Stored data entries:
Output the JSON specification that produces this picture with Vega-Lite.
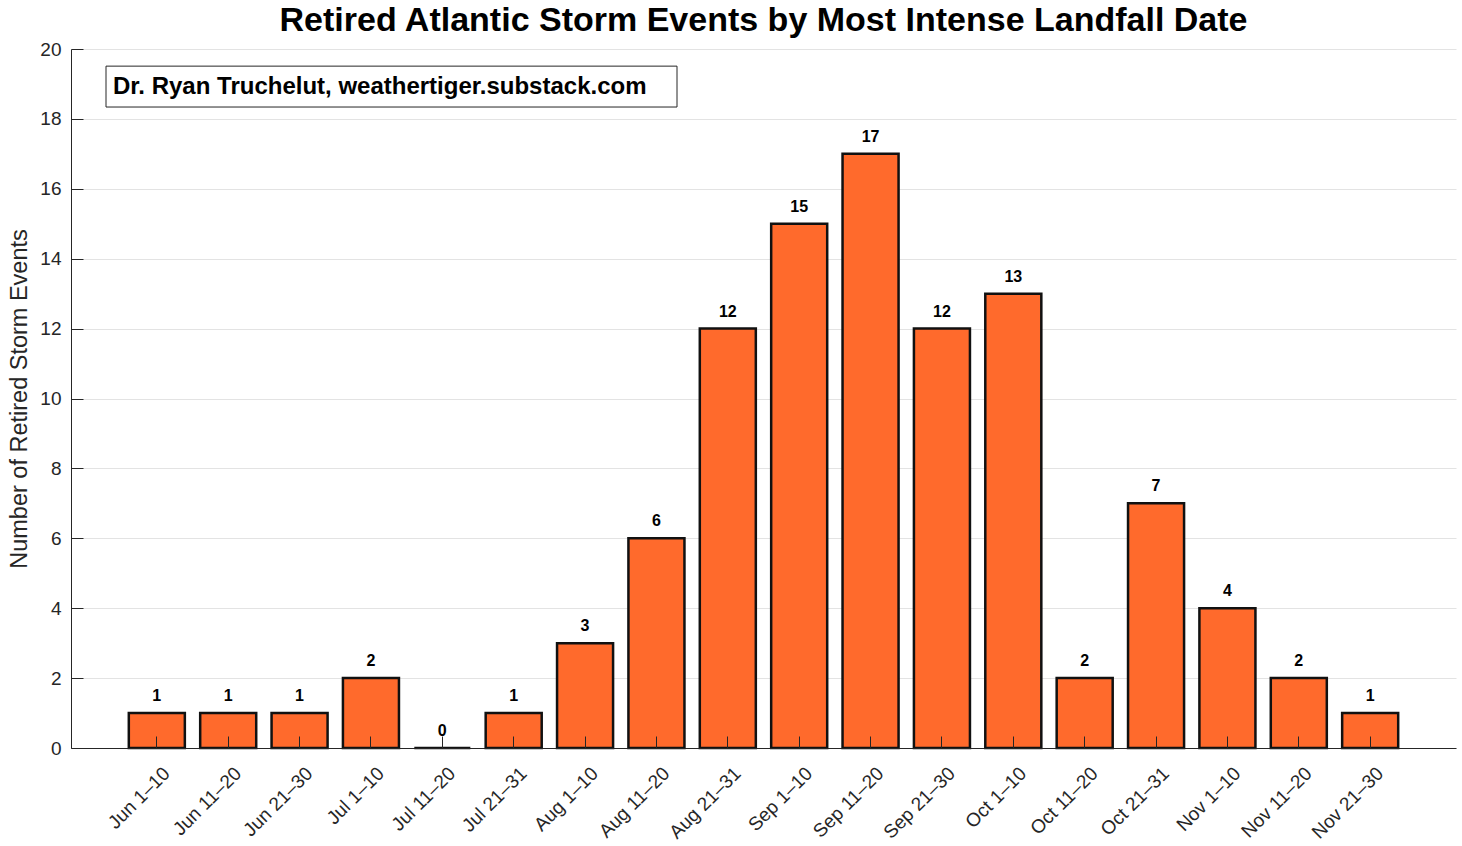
{
  "$schema": "https://vega.github.io/schema/vega-lite/v6.json",
  "autosize": {"type": "none"},
  "width": 1385,
  "height": 699,
  "padding": {"left": 71, "top": 49, "right": 6, "bottom": 98},
  "background": "white",
  "title": {
    "text": "Retired Atlantic Storm Events by Most Intense Landfall Date",
    "font": "Liberation Sans",
    "fontSize": 34,
    "fontWeight": "bold",
    "color": "black",
    "anchor": "middle",
    "offset": 2
  },
  "config": {
    "view": {"stroke": null},
    "font": "Liberation Sans"
  },
  "data": {
    "values": [
      {"period": "Jun 1–10", "count": 1},
      {"period": "Jun 11–20", "count": 1},
      {"period": "Jun 21–30", "count": 1},
      {"period": "Jul 1–10", "count": 2},
      {"period": "Jul 11–20", "count": 0},
      {"period": "Jul 21–31", "count": 1},
      {"period": "Aug 1–10", "count": 3},
      {"period": "Aug 11–20", "count": 6},
      {"period": "Aug 21–31", "count": 12},
      {"period": "Sep 1–10", "count": 15},
      {"period": "Sep 11–20", "count": 17},
      {"period": "Sep 21–30", "count": 12},
      {"period": "Oct 1–10", "count": 13},
      {"period": "Oct 11–20", "count": 2},
      {"period": "Oct 21–31", "count": 7},
      {"period": "Nov 1–10", "count": 4},
      {"period": "Nov 11–20", "count": 2},
      {"period": "Nov 21–30", "count": 1}
    ]
  },
  "encoding": {
    "x": {
      "field": "period",
      "type": "nominal",
      "sort": null,
      "scale": {"paddingInner": 0.215, "paddingOuter": 0.81},
      "axis": {
        "title": null,
        "labelAngle": -45,
        "labelAlign": "right",
        "labelBaseline": "middle",
        "labelFontSize": 19,
        "labelColor": "#262626",
        "labelPadding": 34,
        "labelOffset": 10,
        "tickSize": -12,
        "tickColor": "#262626",
        "tickWidth": 1,
        "domainColor": "#262626",
        "domainWidth": 1,
        "zindex": 1
      }
    },
    "y": {
      "field": "count",
      "type": "quantitative",
      "scale": {"domain": [0, 20], "nice": false},
      "axis": {
        "title": "Number of Retired Storm Events",
        "titleFontSize": 23.5,
        "titleFontWeight": "normal",
        "titleColor": "#262626",
        "titlePadding": 8,
        "values": [0, 2, 4, 6, 8, 10, 12, 14, 16, 18, 20],
        "labelFontSize": 19,
        "labelColor": "#262626",
        "labelPadding": 22,
        "tickSize": -12,
        "tickColor": "#262626",
        "domainColor": "#262626",
        "grid": true,
        "gridColor": "#e3e3e3",
        "gridWidth": 1,
        "zindex": 0
      }
    }
  },
  "layer": [
    {
      "mark": {"type": "bar", "fill": "#FF6A2C", "stroke": "#111111", "strokeWidth": 2.5}
    },
    {
      "mark": {"type": "text", "fontSize": 16, "fontWeight": "bold", "color": "black", "baseline": "bottom", "dy": -9},
      "encoding": {"text": {"field": "count", "type": "quantitative"}}
    },
    {
      "data": {"values": [{"note": "Dr. Ryan Truchelut, weathertiger.substack.com", "top": 19.51, "bottom": 18.34, "mid": 18.9}]},
      "layer": [
        {
          "mark": {"type": "rect", "fill": "white", "stroke": "#262626", "strokeWidth": 1},
          "encoding": {
            "x": {"value": 35},
            "x2": {"value": 606},
            "y": {"field": "top", "type": "quantitative"},
            "y2": {"field": "bottom"}
          }
        },
        {
          "mark": {"type": "text", "align": "left", "baseline": "middle", "fontSize": 24, "fontWeight": "bold", "color": "black"},
          "encoding": {
            "x": {"value": 42},
            "y": {"field": "mid", "type": "quantitative"},
            "text": {"field": "note"}
          }
        }
      ]
    }
  ]
}
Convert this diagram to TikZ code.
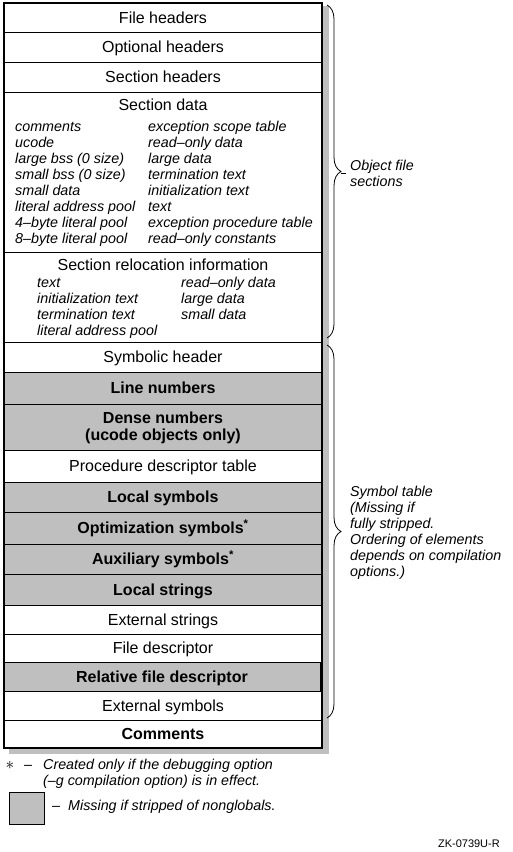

Aim of the exercise: Pictures are to be left out; repeat all the remaining data exactly.

Worked answer:
Output the JSON specification that produces this picture with Vega-Lite.
{
  "$schema": "https://vega.github.io/schema/vega-lite/v6.json",
  "autosize": {"type": "none"},
  "width": 1385,
  "height": 699,
  "padding": {"left": 71, "top": 49, "right": 6, "bottom": 98},
  "background": "white",
  "title": {
    "text": "Retired Atlantic Storm Events by Most Intense Landfall Date",
    "font": "Liberation Sans",
    "fontSize": 34,
    "fontWeight": "bold",
    "color": "black",
    "anchor": "middle",
    "offset": 2
  },
  "config": {
    "view": {"stroke": null},
    "font": "Liberation Sans"
  },
  "data": {
    "values": [
      {"period": "Jun 1–10", "count": 1},
      {"period": "Jun 11–20", "count": 1},
      {"period": "Jun 21–30", "count": 1},
      {"period": "Jul 1–10", "count": 2},
      {"period": "Jul 11–20", "count": 0},
      {"period": "Jul 21–31", "count": 1},
      {"period": "Aug 1–10", "count": 3},
      {"period": "Aug 11–20", "count": 6},
      {"period": "Aug 21–31", "count": 12},
      {"period": "Sep 1–10", "count": 15},
      {"period": "Sep 11–20", "count": 17},
      {"period": "Sep 21–30", "count": 12},
      {"period": "Oct 1–10", "count": 13},
      {"period": "Oct 11–20", "count": 2},
      {"period": "Oct 21–31", "count": 7},
      {"period": "Nov 1–10", "count": 4},
      {"period": "Nov 11–20", "count": 2},
      {"period": "Nov 21–30", "count": 1}
    ]
  },
  "encoding": {
    "x": {
      "field": "period",
      "type": "nominal",
      "sort": null,
      "scale": {"paddingInner": 0.215, "paddingOuter": 0.81},
      "axis": {
        "title": null,
        "labelAngle": -45,
        "labelAlign": "right",
        "labelBaseline": "middle",
        "labelFontSize": 19,
        "labelColor": "#262626",
        "labelPadding": 34,
        "labelOffset": 10,
        "tickSize": -12,
        "tickColor": "#262626",
        "tickWidth": 1,
        "domainColor": "#262626",
        "domainWidth": 1,
        "zindex": 1
      }
    },
    "y": {
      "field": "count",
      "type": "quantitative",
      "scale": {"domain": [0, 20], "nice": false},
      "axis": {
        "title": "Number of Retired Storm Events",
        "titleFontSize": 23.5,
        "titleFontWeight": "normal",
        "titleColor": "#262626",
        "titlePadding": 8,
        "values": [0, 2, 4, 6, 8, 10, 12, 14, 16, 18, 20],
        "labelFontSize": 19,
        "labelColor": "#262626",
        "labelPadding": 22,
        "tickSize": -12,
        "tickColor": "#262626",
        "domainColor": "#262626",
        "grid": true,
        "gridColor": "#e3e3e3",
        "gridWidth": 1,
        "zindex": 0
      }
    }
  },
  "layer": [
    {
      "mark": {"type": "bar", "fill": "#FF6A2C", "stroke": "#111111", "strokeWidth": 2.5}
    },
    {
      "mark": {"type": "text", "fontSize": 16, "fontWeight": "bold", "color": "black", "baseline": "bottom", "dy": -9},
      "encoding": {"text": {"field": "count", "type": "quantitative"}}
    },
    {
      "data": {"values": [{"note": "Dr. Ryan Truchelut, weathertiger.substack.com", "top": 19.51, "bottom": 18.34, "mid": 18.9}]},
      "layer": [
        {
          "mark": {"type": "rect", "fill": "white", "stroke": "#262626", "strokeWidth": 1},
          "encoding": {
            "x": {"value": 35},
            "x2": {"value": 606},
            "y": {"field": "top", "type": "quantitative"},
            "y2": {"field": "bottom"}
          }
        },
        {
          "mark": {"type": "text", "align": "left", "baseline": "middle", "fontSize": 24, "fontWeight": "bold", "color": "black"},
          "encoding": {
            "x": {"value": 42},
            "y": {"field": "mid", "type": "quantitative"},
            "text": {"field": "note"}
          }
        }
      ]
    }
  ]
}
Convert this diagram to TikZ code.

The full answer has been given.